Originally Posted by Railroader
Basic engine break in is to simply take it easy for a few hundred miles. No hard acceleration and try to vary your speed. Also don't slam on your breaks.
What are breaks? My car has brakes, not sure what you're talking about.


You are completely wrong. KarlG is right (as loathe as I am to admit it )
Tighter tolerances reduce friction. Do you think loose bearings have less friction than bearing with close tolerances?
Actually I'm not. Loose bearings also cause friction, but so do extremely tight bearings and brand new engines.

http://www.cartalk.com/content/colum...3/July/03.html

Notice what the break in is doing. It's allowing the engine parts (piston rings, bearings etc) to conform to each other, REDUCING friction by wearing away very small amounts of metal. The link also explains why break-in periods vary from manufacturer to manufacturer.

http://www.eng.wayne.edu/coe/main.cfm?location=759

Again, we see that friction in the engine goes down after break in.
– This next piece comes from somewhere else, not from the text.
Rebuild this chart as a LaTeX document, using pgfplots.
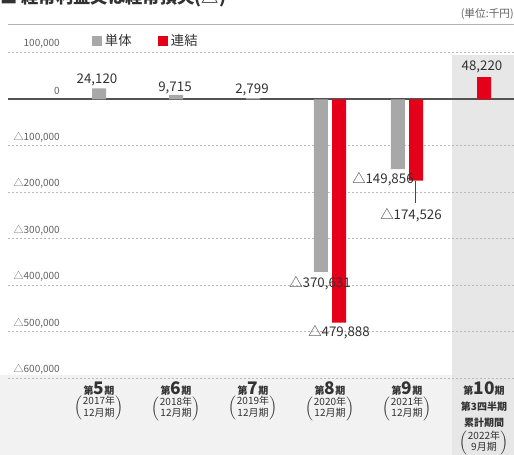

Why? Because the too tight tolerances are literally being 'ground away' to acceptable tolerances. Note that this site suggests that you should change your oil VERY soon, like after the first few hours of driving. Makes sense actually.

As for the filter, again... wrong.

http://autos.yahoo.com/owning/mainta...ric%01qaengoil

"The filter's job is to remove solid contaminants such as dirt, carbon and metal particles from the oil before they can damage bearing, journal and cylinder wall surfaces in the engine. The more dirt and other contaminants the filter can trap and hold, the better. "

Nowhere does it refer to the filter as trapping the 'sludge' of broken down oil. You lose Kilbey.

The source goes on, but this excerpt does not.